Styliste, costumière, photographe, entrepreneure : Maguette Gueye incarne une créativité plurielle. Malgré les difficultés, elle continue de tracer son chemin dans un secteur où les femmes, malgré leur nombre, peinent à accéder à la pleine reconnaissance.
Maguette : du style entre les mains
Donnez lui n’importe quels tissus, elle va en faire une découpe impeccable. Parmi les tissus froissés de son atelier de Thiaroye, à deux pas de la route de Rufisque, Maguette Gueye coupe, assemble et ajuste. Costumière de cinéma et créatrice de mode, elle s’affaire avec une rigueur tranquille. Silhouette fine, regard franc, elle incarne cette génération d’artistes sénégalaises qui redessinent les contours de l’élégance contemporaine africaine. Le monde est vaste, dit-elle, mais c’est ici, dans la poussière de Dakar, qu’elle façonne des rêves avec du fil, du wax et beaucoup d’intuition.
Maguette : portrait d’une battante
Maguette est née entre deux héritages : un père militaire et une mère couturière. De ces deux univers, elle tire une esthétique où la rigueur du vêtement d’uniforme côtoie la sensualité des étoffes traditionnelles. Sa collection qui s’inspire des tenues militaires – veste structurée, coupes franches, tons sable et kaki – ne parle pas que de guerre. Loin de là. Elle raconte aussi la mémoire, l’identité, et surtout la transmission. Maguette, à travers ses créations, dessine la carte des conflits qui traversent l’Afrique, le Sénégal parfois. Dans ses créations, il y a cette volonté de faire de tout ce qu’elle voit matière de création. En effet, c’est sur les bancs du collège que la passion naît. À cette époque, elle s’amusait à relooker ses professeurs, à réinventer les uniformes. Depuis, l’atelier a remplacé la salle de classe. Après une formation à l’École nationale des arts de Dakar, elle travaille comme modéliste, puis se lance en 2012. C’est alors que deux marques voient le jour : MAAGCI, pour le prêt-à-porter contemporain, et La Penderie de Maam, qui remet à l’honneur les costumes traditionnels sénégalais, disponibles à la location.
De Dakar à Paris, un défi perpétuel
Son parcours est marqué par une volonté de franchir les frontières. En 2013, un premier défilé à Marseille, dans le cadre de la Capitale européenne de la culture, est à la fois une consécration et une douche froide. Débordée, mal accompagnée, frustrée par une organisation défaillante, elle va en garder un goût amer. Mais aussi une certitude : la mode sénégalaise a sa place sur les podiums européens. Cela va la remotiver. Elle débarque à Paris, les valises pleines de créations dans le métro, l’hébergement précaire, le vol raté pour Dakar… L’histoire ressemble à celle de beaucoup de créateurs venus du Sud : des rêves de reconnaissance face à des systèmes souvent clos.

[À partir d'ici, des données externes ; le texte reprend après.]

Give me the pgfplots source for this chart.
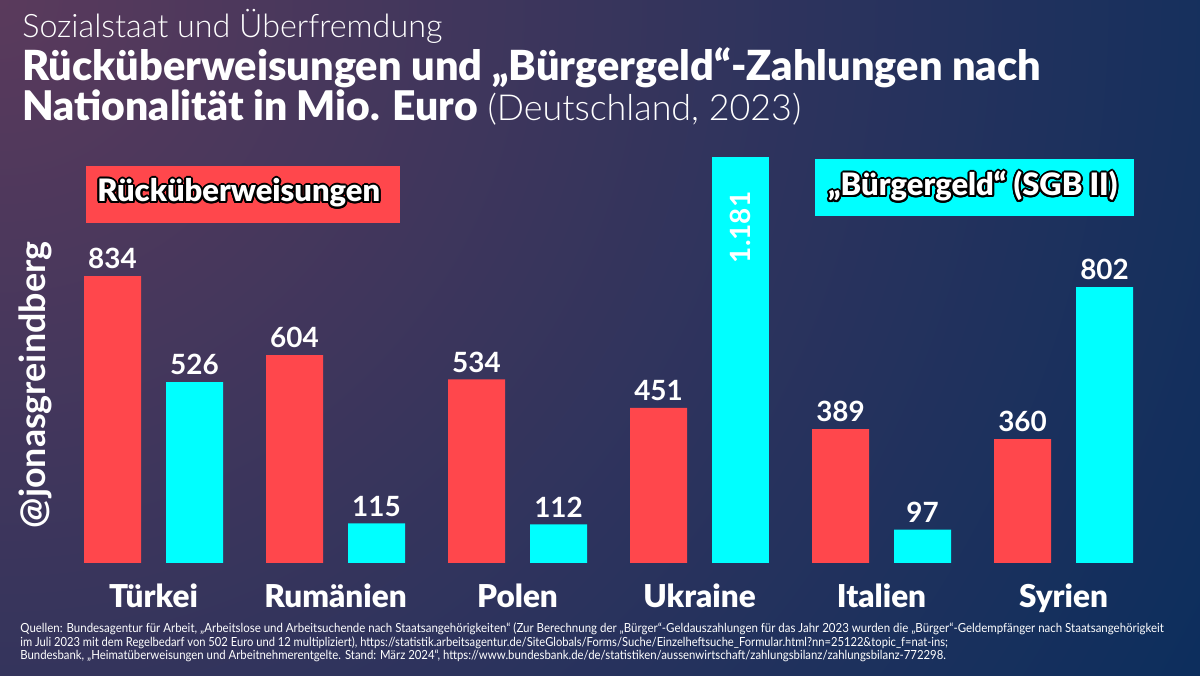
\documentclass[border=0pt]{standalone}
\usepackage{pgfplots}
\pgfplotsset{compat=1.18}
\usepackage{fontspec}
\setmainfont{Lato}
\newfontfamily\blackfont{Lato Black}
\newfontfamily\lightfont{Lato Light}
\newfontfamily\footfont{Lato}[FakeStretch=0.89]
\definecolor{barred}{HTML}{FF474C}
\definecolor{barcyan}{HTML}{00FFFF}
\definecolor{navy}{HTML}{0B2E5D}
\definecolor{plum}{HTML}{5A3A5C}
\newcommand{\sh}[3]{\makebox[0pt][l]{\kern#1bp\raisebox{#2bp}{\color{black}#3}}}
\newcommand{\outltext}[1]{%
  \sh{1}{0}{#1}\sh{-1}{0}{#1}\sh{0}{1}{#1}\sh{0}{-1}{#1}%
  \sh{0.71}{0.71}{#1}\sh{-0.71}{0.71}{#1}\sh{0.71}{-0.71}{#1}\sh{-0.71}{-0.71}{#1}%
  \sh{0.92}{0.38}{#1}\sh{-0.92}{0.38}{#1}\sh{0.92}{-0.38}{#1}\sh{-0.92}{-0.38}{#1}%
  \sh{0.38}{0.92}{#1}\sh{-0.38}{0.92}{#1}\sh{0.38}{-0.92}{#1}\sh{-0.38}{-0.92}{#1}%
  {\color{white}#1}}
\begin{document}
\begin{tikzpicture}[x=0.5bp,y=0.5bp]
\useasboundingbox (0,0) rectangle (1200,675);
\fill[navy] (0,0) rectangle (1200,675);
\begin{scope}
\clip (0,0) rectangle (1200,675);
\shade[inner color=plum, outer color=navy] (0,675) circle (700bp);
\end{scope}
% titles
\node[anchor=base west, inner sep=0, text=white, font=\lightfont\fontsize{16.2}{19}\selectfont] at (22,637) {Sozialstaat und Überfremdung};
\node[anchor=base west, inner sep=0, text=white, font=\blackfont\fontsize{20.8}{24}\selectfont] at (22,594) {Rücküberweisungen und „Bürgergeld“-Zahlungen nach};
\node[anchor=base west, inner sep=0, text=white] at (22,554) {{\blackfont\fontsize{20.5}{24}\selectfont Nationalität in Mio. Euro}{\lightfont\fontsize{18}{22}\selectfont\ (Deutschland, 2023)}};
% legend boxes
\fill[barred] (86,509) rectangle (400,452);
\node[anchor=base west, inner sep=0, font=\blackfont\fontsize{15.5}{18}\selectfont] at (97,473) {\outltext{Rücküberweisungen}};
\fill[barcyan] (815,516) rectangle (1134,459);
\node[anchor=base west, inner sep=0, font=\blackfont\fontsize{15.5}{18}\selectfont] at (828,479) {\outltext{„Bürgergeld“ (SGB II)}};
% watermark
\node[rotate=90, text=white, font=\bfseries\fontsize{18}{20}\selectfont] at (35,290) {@jonasgreindberg};
% footnote
\begin{scope}[every node/.style={anchor=base west, inner sep=0, text=white, font=\footfont\fontsize{6.3}{7}\selectfont}]
\node[xscale=1.027] at (20,43) {Quellen: Bundesagentur für Arbeit, „Arbeitslose und Arbeitsuchende nach Staatsangehörigkeiten“ (Zur Berechnung der „Bürger“-Geldauszahlungen für das Jahr 2023 wurden die „Bürger“-Geldempfänger nach Staatsangehörigkeit};
\node at (20,29) {im Juli 2023 mit dem Regelbedarf von 502 Euro und 12 multipliziert), https://statistik.arbeitsagentur.de/SiteGlobals/Forms/Suche/Einzelheftsuche\_Formular.html?nn=25122\&topic\_f=nat-ins;};
\node[xscale=1.017] at (20,16) {Bundesbank, „Heimatüberweisungen und Arbeitnehmerentgelte. Stand: März 2024“, https://www.bundesbank.de/de/statistiken/aussenwirtschaft/zahlungsbilanz/zahlungsbilanz-772298.};
\end{scope}
\begin{axis}[at={(31.25bp,56bp)}, anchor=south west, scale only axis,
  width=546bp, height=206.4bp, xmin=-0.5, xmax=5.5, ymin=0, ymax=1200,
  axis line style={draw=none}, tick style={draw=none}, ytick=\empty,
  xtick={0,...,5}, xticklabels={Türkei,Rumänien,Polen,Ukraine,Italien,Syrien},
  xticklabel style={text=white, font=\blackfont\fontsize{15.8}{18}\selectfont, anchor=base, yshift=-18bp},
  ybar, bar width=28.5bp, clip=false,
  every node near coord/.append style={text=white, font=\bfseries\fontsize{14}{17}\selectfont},
  /pgf/number format/.cd, 1000 sep={.}, assume math mode=true]
\addplot[fill=barred, draw=none, bar shift=-20.5bp, nodes near coords] coordinates {(0,834) (1,604) (2,534) (3,451) (4,389) (5,360)};
\addplot[fill=barcyan, draw=none, bar shift=20.5bp, nodes near coords] coordinates {(0,526) (1,115) (2,112) (4,97) (5,802)};
\addplot[fill=barcyan, draw=none, bar shift=20.5bp, nodes near coords,
  every node near coord/.append style={yshift=-14bp, rotate=90, anchor=east}] coordinates {(3,1181)};
\end{axis}
\end{tikzpicture}
\end{document}
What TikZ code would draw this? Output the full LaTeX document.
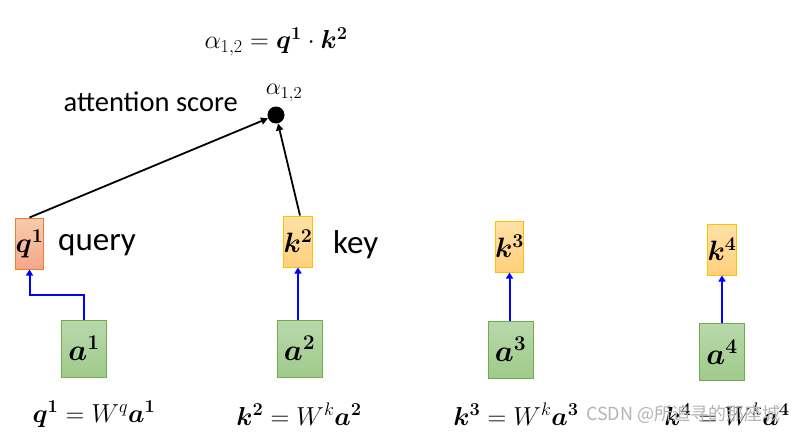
\RequirePackage{fix-cm}
\documentclass[tikz,border=0pt]{standalone}
\usepackage{amsmath,bm}
\usepackage{fontspec}
\newfontfamily\labelfont{Carlito}
\newfontfamily\cjk{Noto Sans CJK SC}
\usetikzlibrary{arrows.meta}
\definecolor{qborder}{HTML}{ED7D31}
\definecolor{qtop}{HTML}{F8CBAD}
\definecolor{qbot}{HTML}{F4A888}
\definecolor{kborder}{HTML}{FFC000}
\definecolor{ktop}{HTML}{FFE1A6}
\definecolor{kbot}{HTML}{FFD07C}
\definecolor{aborder}{HTML}{70AD47}
\definecolor{atop}{HTML}{B9D8AB}
\definecolor{abot}{HTML}{9FCB8B}
\definecolor{wm}{HTML}{B4B4B4}
\tikzset{
  vecbox/.style={draw, line width=1pt, inner sep=0pt},
  qbox/.style={vecbox, draw=qborder, top color=qtop, bottom color=qbot, minimum width=27pt, minimum height=51pt, font=\fontsize{28}{30}\selectfont},
  kbox/.style={vecbox, draw=kborder, top color=ktop, bottom color=kbot, minimum width=28pt, minimum height=51pt, font=\fontsize{28}{30}\selectfont},
  abox/.style={vecbox, draw=aborder, top color=atop, bottom color=abot, minimum width=45pt, minimum height=57pt, font=\fontsize{30}{32}\selectfont},
  blue arrow/.style={draw=blue, line width=2pt, -{Triangle[width=7pt,length=6pt]}},
  black arrow/.style={draw=black, line width=1.8pt, -{Triangle[width=7pt,length=7pt]}},
  lbl/.style={font=\labelfont\fontsize{33}{35}\selectfont, inner sep=0pt},
  formula/.style={font=\fontsize{26}{28}\selectfont, inner sep=0pt},
}
\begin{document}
\begin{tikzpicture}[x=1pt,y=-1pt]
\useasboundingbox[fill=white] (0,0) rectangle (798,440);
% top formula
\node[formula] (top) at (276,42) {$\alpha_{1,2} = \bm{q}^{\bm 1}\cdot \bm{k}^{\bm 2}$};
% dot
\node[circle, fill=black, minimum size=17pt, inner sep=0pt] (dot) at (276,115) {};
\node[formula, font=\fontsize{24}{26}\selectfont] (alab) at (284,93) {$\alpha_{1,2}$};
\node[lbl, font=\labelfont\fontsize{28.5}{30}\selectfont, anchor=east] (att) at (238,102) {attention score};
% boxes
\node[qbox] (q1) at (29.5,243.5) {$\bm{q}^{\bm 1}$};
\node[kbox] (k2) at (298,241.5) {$\bm{k}^{\bm 2}$};
\node[kbox] (k3) at (509.5,246.5) {$\bm{k}^{\bm 3}$};
\node[kbox] (k4) at (722,249.5) {$\bm{k}^{\bm 4}$};
\node[abox] (a1) at (84,348.5) {$\bm{a}^{\bm 1}$};
\node[abox] (a2) at (299.5,348.5) {$\bm{a}^{\bm 2}$};
\node[abox] (a3) at (510.5,349.5) {$\bm{a}^{\bm 3}$};
\node[abox] (a4) at (722,352) {$\bm{a}^{\bm 4}$};
% labels
\node[lbl, anchor=west] (qlab) at (58,245) {query};
\node[lbl, anchor=west] (klab) at (333,245) {key};
% connectors
\draw[blue arrow] (a1.north) -- ++(0,-25) -| (q1.south);
\draw[blue arrow] (a2.north -| k2.south) -- (k2.south);
\draw[blue arrow] (a3.north -| k3.south) -- (k3.south);
\draw[blue arrow] (a4.north -| k4.south) -- (k4.south);
\draw[black arrow] (q1.north) -- (dot);
\draw[black arrow] ([xshift=2pt]k2.north) -- (dot);
% bottom formulas
\node[formula] (f1) at (94,414) {$\bm{q}^{\bm 1} = W^{q}\bm{a}^{\bm 1}$};
\node[formula] (f2) at (299,414) {$\bm{k}^{\bm 2} = W^{k}\bm{a}^{\bm 2}$};
\node[formula] (f3) at (516,414) {$\bm{k}^{\bm 3} = W^{k}\bm{a}^{\bm 3}$};
\node[formula] (f4) at (727,414) {$\bm{k}^{\bm 4} = W^{k}\bm{a}^{\bm 4}$};
% watermark
\node[font=\cjk\fontsize{18}{19}\selectfont, text=wm, anchor=west, inner sep=0pt] (wmark) at (586,414) {CSDN @所追寻的那座城};
\end{tikzpicture}
\end{document}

Pourtant, Maguette s’accroche. Elle ne lâche rien. Elle se forme, s’ouvre davantage à l’international. En 2014, elle reçoit une réponse de la Chambre syndicale de la couture parisienne. Mais les 7 000 euros nécessaires pour suivre une formation restent hors de portée. Alors elle rentre à Dakar et continue sur sa lancée.
Atelier, cinéma et scènes locales
Dans son atelier, ses mains tracent des lignes sur le tissu, sculptent le vêtement à même le corps. Elle habille les artistes locaux, façonne des costumes de scène, participe à des défilés comme le Sira Vision, tout en dénonçant le manque de retombées concrètes pour les créateurs. Le spectacle “Birima” de Youssou N’Dour porte sa signature, tout comme des séries primées ou encore Tundu Wundu de Moussa Sene Absa. Et puis, il y a la photographie. Longtemps réprimée, cette passion l’a rattrapée. En 2017, elle saute le pas : retour à l’École des arts, section photo. Un an d’apprentissage, et la voilà armée pour capturer les matières, les visages, les gestes. Car la création et l’image, c’est en somme un tout.
Maguette : une vision
Ce qui frappe dans les créations de Maguette Gueye, ce n’est pas seulement la coupe ou le motif. C’est une certaine forme d’intensité, une densité du regard, une manière d’observer la ville, ses corps, ses douleurs, ses fêtes. Elle rêve de voir sa marque MaaGuette portée dans les grandes capitales, mais sait que tout part d’ici, de l’Afrique, précisément de Dakar. Maguette veut séduire les femmes influentes, les femmes de talent et de conviction qui brillent dans les mariages chics ou les dîners d’affaires. Aussi, ses créations vont au-delà du continent. Elle avance. À sa manière. Avec patience.